START MATERIAL FOR THIS TASK

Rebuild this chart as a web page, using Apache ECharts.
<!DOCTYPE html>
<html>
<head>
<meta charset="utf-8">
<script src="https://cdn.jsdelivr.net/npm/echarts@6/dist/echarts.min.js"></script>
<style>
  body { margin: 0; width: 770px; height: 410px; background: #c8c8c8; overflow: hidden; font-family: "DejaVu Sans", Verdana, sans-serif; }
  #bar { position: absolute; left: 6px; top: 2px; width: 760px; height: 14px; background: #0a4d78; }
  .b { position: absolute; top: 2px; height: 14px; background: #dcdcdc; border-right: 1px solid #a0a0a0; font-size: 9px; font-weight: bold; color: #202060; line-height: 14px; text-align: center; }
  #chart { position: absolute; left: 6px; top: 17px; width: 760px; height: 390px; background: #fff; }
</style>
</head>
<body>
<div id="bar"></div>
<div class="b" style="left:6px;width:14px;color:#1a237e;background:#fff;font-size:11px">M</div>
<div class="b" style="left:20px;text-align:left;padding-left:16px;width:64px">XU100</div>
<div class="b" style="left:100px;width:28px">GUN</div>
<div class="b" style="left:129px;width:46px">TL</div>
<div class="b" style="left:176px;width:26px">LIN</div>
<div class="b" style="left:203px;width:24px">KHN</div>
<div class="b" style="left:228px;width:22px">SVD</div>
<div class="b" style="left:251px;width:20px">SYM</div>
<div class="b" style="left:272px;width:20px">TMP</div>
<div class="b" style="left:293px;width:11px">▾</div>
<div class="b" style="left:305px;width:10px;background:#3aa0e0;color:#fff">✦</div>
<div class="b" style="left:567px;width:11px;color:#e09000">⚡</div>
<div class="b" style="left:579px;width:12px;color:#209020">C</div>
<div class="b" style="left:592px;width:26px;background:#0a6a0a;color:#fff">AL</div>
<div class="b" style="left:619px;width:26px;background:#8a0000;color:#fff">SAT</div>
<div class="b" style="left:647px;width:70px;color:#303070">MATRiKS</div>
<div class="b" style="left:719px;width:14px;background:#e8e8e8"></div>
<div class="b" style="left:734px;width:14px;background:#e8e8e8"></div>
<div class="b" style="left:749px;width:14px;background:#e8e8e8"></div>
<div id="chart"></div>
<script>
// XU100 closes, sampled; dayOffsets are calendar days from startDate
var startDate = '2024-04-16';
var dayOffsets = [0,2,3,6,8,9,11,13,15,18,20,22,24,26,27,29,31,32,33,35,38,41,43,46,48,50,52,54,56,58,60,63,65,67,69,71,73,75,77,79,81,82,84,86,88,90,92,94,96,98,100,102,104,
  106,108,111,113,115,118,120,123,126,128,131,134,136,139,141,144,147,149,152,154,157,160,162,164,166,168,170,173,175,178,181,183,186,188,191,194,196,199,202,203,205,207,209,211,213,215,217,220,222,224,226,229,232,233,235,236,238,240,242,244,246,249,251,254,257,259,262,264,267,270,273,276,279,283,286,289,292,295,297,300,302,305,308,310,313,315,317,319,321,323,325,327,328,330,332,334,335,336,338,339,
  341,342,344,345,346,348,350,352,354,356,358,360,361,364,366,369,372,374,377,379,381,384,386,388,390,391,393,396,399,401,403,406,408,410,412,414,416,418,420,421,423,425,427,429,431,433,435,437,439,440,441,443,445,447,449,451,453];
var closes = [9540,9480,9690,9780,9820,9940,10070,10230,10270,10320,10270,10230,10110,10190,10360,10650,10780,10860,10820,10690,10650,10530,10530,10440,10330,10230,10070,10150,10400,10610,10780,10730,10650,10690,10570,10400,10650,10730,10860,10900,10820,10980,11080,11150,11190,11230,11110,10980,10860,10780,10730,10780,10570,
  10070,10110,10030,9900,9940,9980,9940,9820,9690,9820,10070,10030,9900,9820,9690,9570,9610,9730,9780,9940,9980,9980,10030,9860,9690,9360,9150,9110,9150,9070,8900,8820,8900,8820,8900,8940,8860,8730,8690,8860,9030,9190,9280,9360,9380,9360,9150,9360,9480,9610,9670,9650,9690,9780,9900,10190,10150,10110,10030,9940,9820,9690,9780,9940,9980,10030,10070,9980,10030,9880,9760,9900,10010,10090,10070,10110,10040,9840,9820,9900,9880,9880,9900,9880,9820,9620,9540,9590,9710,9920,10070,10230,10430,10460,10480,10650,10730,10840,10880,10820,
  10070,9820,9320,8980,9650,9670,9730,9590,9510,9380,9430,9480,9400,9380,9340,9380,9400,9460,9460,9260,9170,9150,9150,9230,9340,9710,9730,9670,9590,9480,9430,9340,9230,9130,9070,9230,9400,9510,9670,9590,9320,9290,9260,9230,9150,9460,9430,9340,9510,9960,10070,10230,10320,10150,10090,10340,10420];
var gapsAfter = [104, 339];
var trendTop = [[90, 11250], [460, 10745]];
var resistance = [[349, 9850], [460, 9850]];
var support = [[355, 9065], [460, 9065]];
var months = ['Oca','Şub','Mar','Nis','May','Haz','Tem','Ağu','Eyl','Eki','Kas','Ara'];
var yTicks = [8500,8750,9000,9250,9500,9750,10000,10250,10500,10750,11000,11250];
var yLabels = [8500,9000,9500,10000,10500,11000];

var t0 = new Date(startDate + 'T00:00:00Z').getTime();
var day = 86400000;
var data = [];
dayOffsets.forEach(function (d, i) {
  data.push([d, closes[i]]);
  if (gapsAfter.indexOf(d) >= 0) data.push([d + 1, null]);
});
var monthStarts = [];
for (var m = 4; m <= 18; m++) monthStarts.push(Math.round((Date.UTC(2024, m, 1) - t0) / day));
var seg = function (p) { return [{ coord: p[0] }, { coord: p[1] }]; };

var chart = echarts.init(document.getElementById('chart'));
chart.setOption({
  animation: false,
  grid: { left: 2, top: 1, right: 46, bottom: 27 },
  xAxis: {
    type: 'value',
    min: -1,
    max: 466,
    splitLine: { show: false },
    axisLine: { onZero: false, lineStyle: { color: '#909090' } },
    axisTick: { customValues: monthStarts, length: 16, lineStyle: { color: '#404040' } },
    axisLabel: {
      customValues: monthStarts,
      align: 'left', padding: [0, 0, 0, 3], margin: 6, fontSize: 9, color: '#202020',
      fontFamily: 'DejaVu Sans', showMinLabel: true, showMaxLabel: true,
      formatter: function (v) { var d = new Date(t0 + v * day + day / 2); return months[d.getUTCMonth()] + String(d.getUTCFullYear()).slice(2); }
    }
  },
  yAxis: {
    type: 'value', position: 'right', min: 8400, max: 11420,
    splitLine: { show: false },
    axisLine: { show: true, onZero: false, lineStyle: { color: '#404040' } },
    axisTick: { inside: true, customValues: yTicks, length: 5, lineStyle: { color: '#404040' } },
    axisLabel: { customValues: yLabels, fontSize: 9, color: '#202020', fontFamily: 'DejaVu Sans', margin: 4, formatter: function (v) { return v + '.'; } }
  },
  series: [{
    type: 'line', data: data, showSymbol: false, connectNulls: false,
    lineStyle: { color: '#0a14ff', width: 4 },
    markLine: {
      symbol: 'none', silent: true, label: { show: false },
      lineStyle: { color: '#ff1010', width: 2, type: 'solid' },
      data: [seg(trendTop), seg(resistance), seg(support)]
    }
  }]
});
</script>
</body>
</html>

END MATERIAL FOR THIS TASK
START MATERIAL FOR THIS TASK

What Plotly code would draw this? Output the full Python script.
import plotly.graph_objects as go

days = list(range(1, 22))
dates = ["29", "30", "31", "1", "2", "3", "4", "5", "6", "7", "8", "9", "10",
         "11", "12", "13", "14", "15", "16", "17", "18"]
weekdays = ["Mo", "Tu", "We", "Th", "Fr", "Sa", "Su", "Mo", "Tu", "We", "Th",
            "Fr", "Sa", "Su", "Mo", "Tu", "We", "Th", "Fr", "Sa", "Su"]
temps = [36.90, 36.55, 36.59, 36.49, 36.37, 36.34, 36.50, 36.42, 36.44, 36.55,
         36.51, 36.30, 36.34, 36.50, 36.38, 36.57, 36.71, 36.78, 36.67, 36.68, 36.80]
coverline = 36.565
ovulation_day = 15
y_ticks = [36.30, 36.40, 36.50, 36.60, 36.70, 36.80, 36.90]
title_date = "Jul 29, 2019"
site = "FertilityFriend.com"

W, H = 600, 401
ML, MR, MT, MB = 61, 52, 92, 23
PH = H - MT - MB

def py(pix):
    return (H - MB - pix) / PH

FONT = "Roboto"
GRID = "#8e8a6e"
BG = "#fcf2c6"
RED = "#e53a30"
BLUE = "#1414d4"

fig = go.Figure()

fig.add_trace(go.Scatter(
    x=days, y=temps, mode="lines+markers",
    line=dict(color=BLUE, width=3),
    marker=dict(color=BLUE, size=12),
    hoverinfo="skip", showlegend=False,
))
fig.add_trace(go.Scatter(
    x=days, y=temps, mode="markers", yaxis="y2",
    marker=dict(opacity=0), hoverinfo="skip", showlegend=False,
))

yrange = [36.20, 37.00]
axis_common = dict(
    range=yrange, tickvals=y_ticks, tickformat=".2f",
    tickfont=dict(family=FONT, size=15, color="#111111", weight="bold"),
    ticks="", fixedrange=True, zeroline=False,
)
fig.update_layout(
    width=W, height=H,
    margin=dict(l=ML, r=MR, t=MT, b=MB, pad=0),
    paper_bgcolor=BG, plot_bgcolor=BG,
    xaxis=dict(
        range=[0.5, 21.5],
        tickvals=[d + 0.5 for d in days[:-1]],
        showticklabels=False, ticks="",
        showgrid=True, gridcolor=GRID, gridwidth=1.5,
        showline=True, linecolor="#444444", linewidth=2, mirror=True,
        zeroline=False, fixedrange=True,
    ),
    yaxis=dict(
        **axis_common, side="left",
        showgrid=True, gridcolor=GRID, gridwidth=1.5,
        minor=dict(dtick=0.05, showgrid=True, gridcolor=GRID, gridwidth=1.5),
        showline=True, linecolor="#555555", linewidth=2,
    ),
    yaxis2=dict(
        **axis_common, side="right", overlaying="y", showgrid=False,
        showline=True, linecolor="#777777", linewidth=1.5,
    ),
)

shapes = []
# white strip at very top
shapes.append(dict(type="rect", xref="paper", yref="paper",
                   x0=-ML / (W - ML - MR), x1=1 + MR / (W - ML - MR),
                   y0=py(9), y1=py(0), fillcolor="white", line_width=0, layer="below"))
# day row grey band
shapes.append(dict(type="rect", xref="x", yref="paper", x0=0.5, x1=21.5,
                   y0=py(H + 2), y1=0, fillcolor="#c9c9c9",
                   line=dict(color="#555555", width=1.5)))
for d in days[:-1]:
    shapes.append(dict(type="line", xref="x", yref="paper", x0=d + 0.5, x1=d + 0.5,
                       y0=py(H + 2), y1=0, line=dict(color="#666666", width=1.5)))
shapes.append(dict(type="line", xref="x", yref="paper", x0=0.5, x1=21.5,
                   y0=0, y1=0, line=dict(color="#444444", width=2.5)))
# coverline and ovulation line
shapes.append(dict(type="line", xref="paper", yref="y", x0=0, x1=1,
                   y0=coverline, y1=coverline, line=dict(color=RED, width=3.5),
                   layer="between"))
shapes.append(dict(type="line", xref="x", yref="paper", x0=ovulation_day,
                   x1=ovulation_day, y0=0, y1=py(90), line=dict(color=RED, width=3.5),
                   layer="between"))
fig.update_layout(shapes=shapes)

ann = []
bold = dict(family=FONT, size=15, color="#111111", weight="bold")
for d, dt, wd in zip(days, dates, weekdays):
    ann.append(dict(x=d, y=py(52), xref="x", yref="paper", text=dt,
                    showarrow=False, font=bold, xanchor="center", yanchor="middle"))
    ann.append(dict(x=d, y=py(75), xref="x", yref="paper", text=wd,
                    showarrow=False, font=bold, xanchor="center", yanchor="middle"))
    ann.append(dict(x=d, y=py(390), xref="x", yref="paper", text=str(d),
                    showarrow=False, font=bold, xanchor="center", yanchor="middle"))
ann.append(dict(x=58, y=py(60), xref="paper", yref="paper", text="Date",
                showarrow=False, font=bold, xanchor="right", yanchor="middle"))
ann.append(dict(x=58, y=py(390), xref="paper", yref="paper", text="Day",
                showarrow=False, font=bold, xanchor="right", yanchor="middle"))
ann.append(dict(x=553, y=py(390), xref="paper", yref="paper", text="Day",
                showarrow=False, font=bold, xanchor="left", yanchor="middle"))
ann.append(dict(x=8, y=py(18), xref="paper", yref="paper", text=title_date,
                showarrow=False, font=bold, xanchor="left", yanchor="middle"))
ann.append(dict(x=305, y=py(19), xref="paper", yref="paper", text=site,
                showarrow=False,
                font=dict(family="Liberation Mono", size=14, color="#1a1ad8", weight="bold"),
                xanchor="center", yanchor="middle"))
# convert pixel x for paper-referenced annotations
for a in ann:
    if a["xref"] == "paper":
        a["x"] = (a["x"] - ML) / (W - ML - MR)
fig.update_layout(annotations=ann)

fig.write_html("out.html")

END MATERIAL FOR THIS TASK

* _PROBLEM REQUIREMENTS_
The lines to transcribe begin at the line with "What Plotly code" and end at the line with "fig = go.Figure()"; copy them exactly, both ends included.

* _SOLUTION TO THE PROBLEM_
What Plotly code would draw this? Output the full Python script.
import plotly.graph_objects as go

days = list(range(1, 22))
dates = ["29", "30", "31", "1", "2", "3", "4", "5", "6", "7", "8", "9", "10",
         "11", "12", "13", "14", "15", "16", "17", "18"]
weekdays = ["Mo", "Tu", "We", "Th", "Fr", "Sa", "Su", "Mo", "Tu", "We", "Th",
            "Fr", "Sa", "Su", "Mo", "Tu", "We", "Th", "Fr", "Sa", "Su"]
temps = [36.90, 36.55, 36.59, 36.49, 36.37, 36.34, 36.50, 36.42, 36.44, 36.55,
         36.51, 36.30, 36.34, 36.50, 36.38, 36.57, 36.71, 36.78, 36.67, 36.68, 36.80]
coverline = 36.565
ovulation_day = 15
y_ticks = [36.30, 36.40, 36.50, 36.60, 36.70, 36.80, 36.90]
title_date = "Jul 29, 2019"
site = "FertilityFriend.com"

W, H = 600, 401
ML, MR, MT, MB = 61, 52, 92, 23
PH = H - MT - MB

def py(pix):
    return (H - MB - pix) / PH

FONT = "Roboto"
GRID = "#8e8a6e"
BG = "#fcf2c6"
RED = "#e53a30"
BLUE = "#1414d4"

fig = go.Figure()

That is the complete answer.